Would you write out the listing verbatim and skip every picture in it?

─── DATASET ───

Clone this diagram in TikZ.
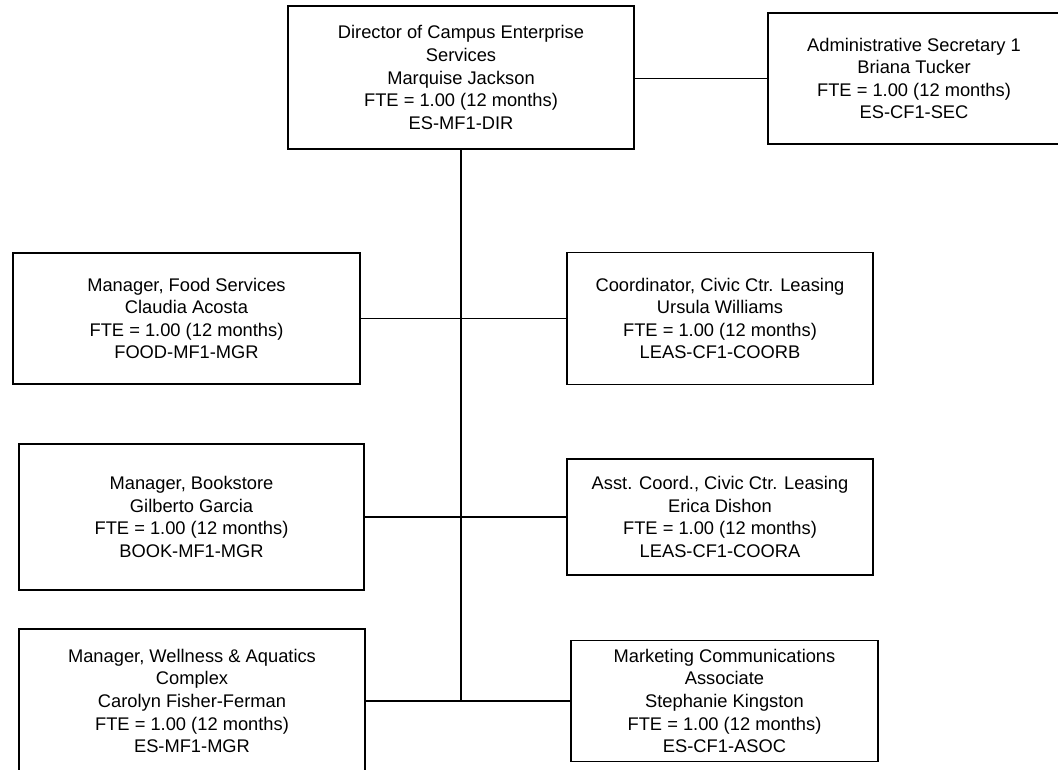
\documentclass[tikz,border=0pt]{standalone}
\usepackage{fontspec}
\setmainfont{Liberation Sans}
\begin{document}
\begin{tikzpicture}[x=1pt,y=-1pt,
  post/.style={draw=black, line width=1.3pt, fill=white, inner sep=0pt,
    align=center, font=\fontsize{18.3}{22.6}\selectfont},
  link/.style={draw=black, line width=1.3pt},
  trunk/.style={draw=black, line width=1.7pt}]
\useasboundingbox (0,0) rectangle (1058,770);
\clip (0,0) rectangle (1058,770);

% positions
\node[post, minimum width=346pt, minimum height=143pt] (dir) at (461,77.5)
  {Director of Campus Enterprise\\Services\\Marquise Jackson\\FTE = 1.00 (12 months)\\ES-MF1-DIR};
\node[post, minimum width=292pt, minimum height=131pt] (sec) at (914,78.5)
  {Administrative Secretary 1\\Briana Tucker\\FTE = 1.00 (12 months)\\ES-CF1-SEC};
\node[post, minimum width=347pt, minimum height=131pt] (food) at (186.5,318.5)
  {Manager, Food Services\\Claudia Acosta\\FTE = 1.00 (12 months)\\FOOD-MF1-MGR};
\node[post, minimum width=306pt, minimum height=132pt] (coord) at (720,318.5)
  {Coordinator, Civic Ctr. Leasing\\Ursula Williams\\FTE = 1.00 (12 months)\\LEAS-CF1-COORB};
\node[post, minimum width=345pt, minimum height=146pt] (book) at (191.5,517)
  {Manager, Bookstore\\Gilberto Garcia\\FTE = 1.00 (12 months)\\BOOK-MF1-MGR};
\node[post, minimum width=306pt, minimum height=116pt] (asst) at (720,517)
  {Asst. Coord., Civic Ctr. Leasing\\Erica Dishon\\FTE = 1.00 (12 months)\\LEAS-CF1-COORA};
\node[post, minimum width=346pt, minimum height=144pt] (well) at (192,701)
  {Manager, Wellness \& Aquatics\\Complex\\Carolyn Fisher-Ferman\\FTE = 1.00 (12 months)\\ES-MF1-MGR};
\node[post, minimum width=307pt, minimum height=121pt] (mkt) at (724.5,701)
  {Marketing Communications\\Associate\\Stephanie Kingston\\FTE = 1.00 (12 months)\\ES-CF1-ASOC};

% connectors
\draw[link] (sec.west) -- (sec.west -| dir.east);
\draw[trunk] (dir.south) -- (dir.south |- well.east);
\draw[link] (food.east) -- (coord.west);
\draw[link] (book.east) -- (asst.west);
\draw[link] (well.east) -- (mkt.west);
\end{tikzpicture}
\end{document}
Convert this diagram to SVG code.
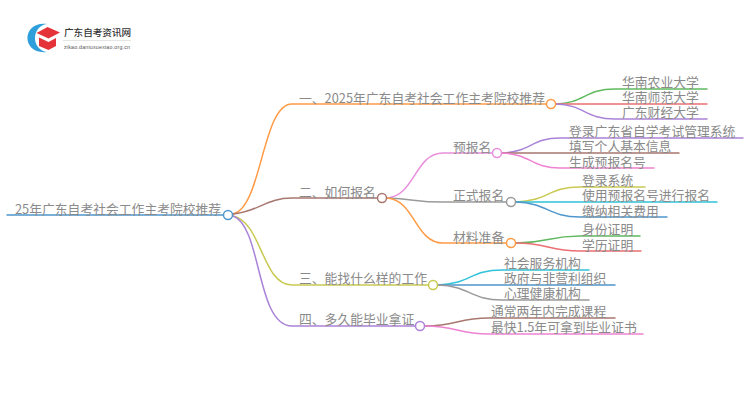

───

REPLY:
Clone this diagram in TikZ.
\documentclass[tikz,border=0pt]{standalone}
\usepackage{fontspec}
\setmainfont{Liberation Sans}
\begin{document}
\begin{tikzpicture}[x=1pt,y=-1pt,
  post/.style={draw=black, line width=1.3pt, fill=white, inner sep=0pt,
    align=center, font=\fontsize{18.3}{22.6}\selectfont},
  link/.style={draw=black, line width=1.3pt},
  trunk/.style={draw=black, line width=1.7pt}]
\useasboundingbox (0,0) rectangle (1058,770);
\clip (0,0) rectangle (1058,770);

% positions
\node[post, minimum width=346pt, minimum height=143pt] (dir) at (461,77.5)
  {Director of Campus Enterprise\\Services\\Marquise Jackson\\FTE = 1.00 (12 months)\\ES-MF1-DIR};
\node[post, minimum width=292pt, minimum height=131pt] (sec) at (914,78.5)
  {Administrative Secretary 1\\Briana Tucker\\FTE = 1.00 (12 months)\\ES-CF1-SEC};
\node[post, minimum width=347pt, minimum height=131pt] (food) at (186.5,318.5)
  {Manager, Food Services\\Claudia Acosta\\FTE = 1.00 (12 months)\\FOOD-MF1-MGR};
\node[post, minimum width=306pt, minimum height=132pt] (coord) at (720,318.5)
  {Coordinator, Civic Ctr. Leasing\\Ursula Williams\\FTE = 1.00 (12 months)\\LEAS-CF1-COORB};
\node[post, minimum width=345pt, minimum height=146pt] (book) at (191.5,517)
  {Manager, Bookstore\\Gilberto Garcia\\FTE = 1.00 (12 months)\\BOOK-MF1-MGR};
\node[post, minimum width=306pt, minimum height=116pt] (asst) at (720,517)
  {Asst. Coord., Civic Ctr. Leasing\\Erica Dishon\\FTE = 1.00 (12 months)\\LEAS-CF1-COORA};
\node[post, minimum width=346pt, minimum height=144pt] (well) at (192,701)
  {Manager, Wellness \& Aquatics\\Complex\\Carolyn Fisher-Ferman\\FTE = 1.00 (12 months)\\ES-MF1-MGR};
\node[post, minimum width=307pt, minimum height=121pt] (mkt) at (724.5,701)
  {Marketing Communications\\Associate\\Stephanie Kingston\\FTE = 1.00 (12 months)\\ES-CF1-ASOC};

% connectors
\draw[link] (sec.west) -- (sec.west -| dir.east);
\draw[trunk] (dir.south) -- (dir.south |- well.east);
\draw[link] (food.east) -- (coord.west);
\draw[link] (book.east) -- (asst.west);
\draw[link] (well.east) -- (mkt.west);
\end{tikzpicture}
\end{document}
Convert this diagram to SVG code.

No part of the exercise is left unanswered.